-- start DATA EXTRACT --

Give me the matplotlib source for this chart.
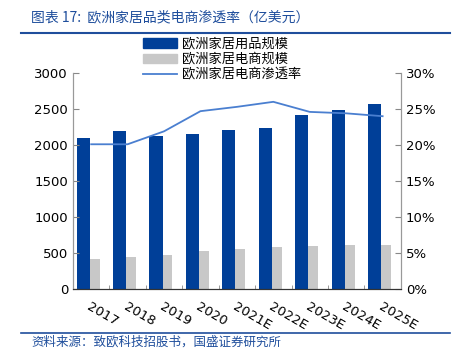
import matplotlib
matplotlib.use("Agg")
from matplotlib import pyplot as plt
from matplotlib.lines import Line2D
import numpy as np

plt.rcParams['font.family'] = ['DejaVu Sans', 'Noto Sans CJK SC']

years = ['2017', '2018', '2019', '2020', '2021E', '2022E', '2023E', '2024E', '2025E']
home_scale = [2100, 2190, 2125, 2150, 2210, 2236, 2417, 2486, 2570]
ecom_scale = [420, 444, 472, 532, 556, 583, 597, 611, 615]
penetration = [20.1, 20.1, 21.9, 24.7, 25.3, 26.0, 24.6, 24.4, 24.0]

blue = '#003f98'
gray = '#c8c8c8'
line_c = '#4a7fd0'
cjk = ['Noto Sans CJK SC', 'DejaVu Sans']

fig = plt.figure(figsize=(4.56, 3.58), dpi=100)
ax = fig.add_axes([0.16, 0.193, 0.719, 0.603])
ax2 = ax.twinx()

x = np.arange(len(years))
bw1 = 0.36
bw2 = 0.27
ax.bar(x - bw1 / 2 - 0.04, home_scale, width=bw1, color=blue, label='欧洲家居用品规模')
ax.bar(x + bw2 / 2 - 0.04, ecom_scale, width=bw2, color=gray, label='欧洲家居电商规模')
ax2.plot(x, penetration, color=line_c, lw=1.3, label='欧洲家居电商渗透率')

ax.set_xlim(-0.5, len(years) - 0.5)
ax.set_ylim(0, 3000)
ax.set_yticks(range(0, 3001, 500))
ax2.set_ylim(0, 30)
ax2.set_yticks(range(0, 31, 5))
ax2.set_yticklabels([f'{v}%' for v in range(0, 31, 5)])

ax.set_xticks(x)
ax.set_xticklabels(years, rotation=-30, ha='left', rotation_mode='anchor', fontsize=9.5)
ax.set_xticks(np.arange(-0.5, len(years)), minor=True)
ax.tick_params(axis='x', which='major', length=0, pad=8)
ax.tick_params(axis='x', which='minor', length=3, direction='in', color='#888888')
ax.tick_params(axis='y', direction='in', length=4, color='#888888', labelsize=9.5)
ax2.tick_params(axis='y', direction='in', length=4, color='#888888', labelsize=9.5)

for a in (ax, ax2):
    a.spines['top'].set_visible(False)
    a.spines['left'].set_color('#999999')
    a.spines['right'].set_color('#999999')
    a.spines['bottom'].set_color('#333333')

handles = [
    plt.Rectangle((0, 0), 1, 1, color=blue),
    plt.Rectangle((0, 0), 1, 1, color=gray),
    Line2D([0], [0], color=line_c, lw=1.3),
]
labels = ['欧洲家居用品规模', '欧洲家居电商规模', '欧洲家居电商渗透率']
fig.legend(handles, labels, loc='upper left', bbox_to_anchor=(0.313, 0.895),
           frameon=False, prop={'family': cjk, 'size': 9.5},
           handlelength=2.6, handleheight=0.7, labelspacing=0.18,
           handletextpad=0.4, borderpad=0, borderaxespad=0)

fig.text(0.068, 0.95, '图表 17:  欧洲家居品类电商渗透率（亿美元）', family=cjk,
         fontsize=10, color='#1f4e9c', style='italic', va='center')
fig.add_artist(Line2D([0.045, 0.987], [0.908, 0.908], color='#1f4e9c', lw=1.5))
fig.add_artist(Line2D([0.045, 0.987], [0.07, 0.07], color='#1f4e9c', lw=1.2))
fig.text(0.068, 0.045, '资料来源：致欧科技招股书，国盛证券研究所', family=cjk,
         fontsize=9, color='#1f4e9c', style='italic', va='center')

plt.savefig('out.png', dpi=100)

-- end DATA EXTRACT --

- **TO DO**
Skipping the pictures, transcribe each line above exactly as it appears.

- **THE RESPONSE**
Give me the matplotlib source for this chart.
import matplotlib
matplotlib.use("Agg")
from matplotlib import pyplot as plt
from matplotlib.lines import Line2D
import numpy as np

plt.rcParams['font.family'] = ['DejaVu Sans', 'Noto Sans CJK SC']

years = ['2017', '2018', '2019', '2020', '2021E', '2022E', '2023E', '2024E', '2025E']
home_scale = [2100, 2190, 2125, 2150, 2210, 2236, 2417, 2486, 2570]
ecom_scale = [420, 444, 472, 532, 556, 583, 597, 611, 615]
penetration = [20.1, 20.1, 21.9, 24.7, 25.3, 26.0, 24.6, 24.4, 24.0]

blue = '#003f98'
gray = '#c8c8c8'
line_c = '#4a7fd0'
cjk = ['Noto Sans CJK SC', 'DejaVu Sans']

fig = plt.figure(figsize=(4.56, 3.58), dpi=100)
ax = fig.add_axes([0.16, 0.193, 0.719, 0.603])
ax2 = ax.twinx()

x = np.arange(len(years))
bw1 = 0.36
bw2 = 0.27
ax.bar(x - bw1 / 2 - 0.04, home_scale, width=bw1, color=blue, label='欧洲家居用品规模')
ax.bar(x + bw2 / 2 - 0.04, ecom_scale, width=bw2, color=gray, label='欧洲家居电商规模')
ax2.plot(x, penetration, color=line_c, lw=1.3, label='欧洲家居电商渗透率')

ax.set_xlim(-0.5, len(years) - 0.5)
ax.set_ylim(0, 3000)
ax.set_yticks(range(0, 3001, 500))
ax2.set_ylim(0, 30)
ax2.set_yticks(range(0, 31, 5))
ax2.set_yticklabels([f'{v}%' for v in range(0, 31, 5)])

ax.set_xticks(x)
ax.set_xticklabels(years, rotation=-30, ha='left', rotation_mode='anchor', fontsize=9.5)
ax.set_xticks(np.arange(-0.5, len(years)), minor=True)
ax.tick_params(axis='x', which='major', length=0, pad=8)
ax.tick_params(axis='x', which='minor', length=3, direction='in', color='#888888')
ax.tick_params(axis='y', direction='in', length=4, color='#888888', labelsize=9.5)
ax2.tick_params(axis='y', direction='in', length=4, color='#888888', labelsize=9.5)

for a in (ax, ax2):
    a.spines['top'].set_visible(False)
    a.spines['left'].set_color('#999999')
    a.spines['right'].set_color('#999999')
    a.spines['bottom'].set_color('#333333')

handles = [
    plt.Rectangle((0, 0), 1, 1, color=blue),
    plt.Rectangle((0, 0), 1, 1, color=gray),
    Line2D([0], [0], color=line_c, lw=1.3),
]
labels = ['欧洲家居用品规模', '欧洲家居电商规模', '欧洲家居电商渗透率']
fig.legend(handles, labels, loc='upper left', bbox_to_anchor=(0.313, 0.895),
           frameon=False, prop={'family': cjk, 'size': 9.5},
           handlelength=2.6, handleheight=0.7, labelspacing=0.18,
           handletextpad=0.4, borderpad=0, borderaxespad=0)

fig.text(0.068, 0.95, '图表 17:  欧洲家居品类电商渗透率（亿美元）', family=cjk,
         fontsize=10, color='#1f4e9c', style='italic', va='center')
fig.add_artist(Line2D([0.045, 0.987], [0.908, 0.908], color='#1f4e9c', lw=1.5))
fig.add_artist(Line2D([0.045, 0.987], [0.07, 0.07], color='#1f4e9c', lw=1.2))
fig.text(0.068, 0.045, '资料来源：致欧科技招股书，国盛证券研究所', family=cjk,
         fontsize=9, color='#1f4e9c', style='italic', va='center')

plt.savefig('out.png', dpi=100)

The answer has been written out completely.